If at this point I was feeling inadequate as a leader, it was after the team had left that I began to feel even worse. Why? Because everyone was being so, well, nice. Teachers, support staff, governors and many parents began rallying around me saying incredibly supportive things to me. (Don’t get me wrong, I wasn’t curled up on the floor weeping and declaring that the school might as well be taken out to the knacker’s yard and shot) but as I went around trying to support them, it was clear that they wanted to support me. It was then that I realised I wasn’t as detached to this school as I had tried to make myself believe. I also realised that my initial plan for improving the school had worked: everyone was united and behind me but sadly this just made me feel worse. On the outside I was trying very hard to put on a calm and brave face but inside all I was thinking was: ‘You’ve all put your faith in me…and all I’ve done is let you down.’ It was almost too much and that was the real surprise: I love my school!

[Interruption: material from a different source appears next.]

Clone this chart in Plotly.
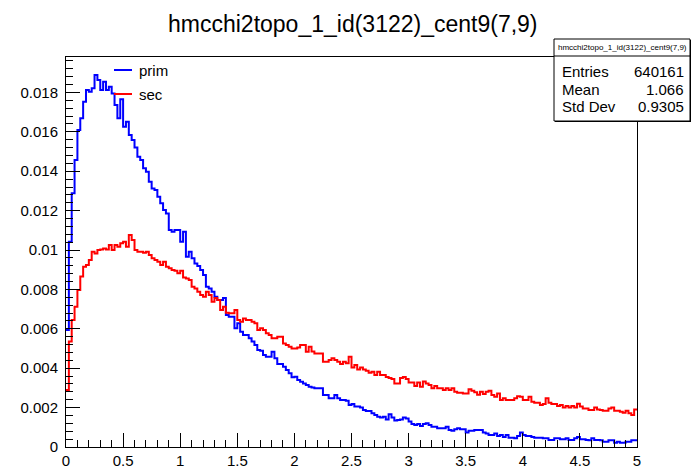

Luckily, day two went better. The team seemed more willing to listen and they finally began to say the same things that I had been saying all throughout day one. By the end of the inspection they concluded that I did in fact know the issues of the school and I could be trusted to implement improvements. Was it frustrating to have them write areas to develop that were identical to the ones I had identified on my school development plan and school self-evaluation plan? Maybe.  Did they have to conduct day one with their ears blocked and eyes closed and unable to listen to my story? Maybe not. But, due to their uncompromising attitudes throughout that day they allowed me to see, for the first time, that I am leading a school community who trust me and want me to do my job to improve their school. They also made me realise that I am possibly, more attached to the school than anyone else and for that I suppose I should be grateful. So through slightly gritted teeth: ‘Thank you Ofsted.’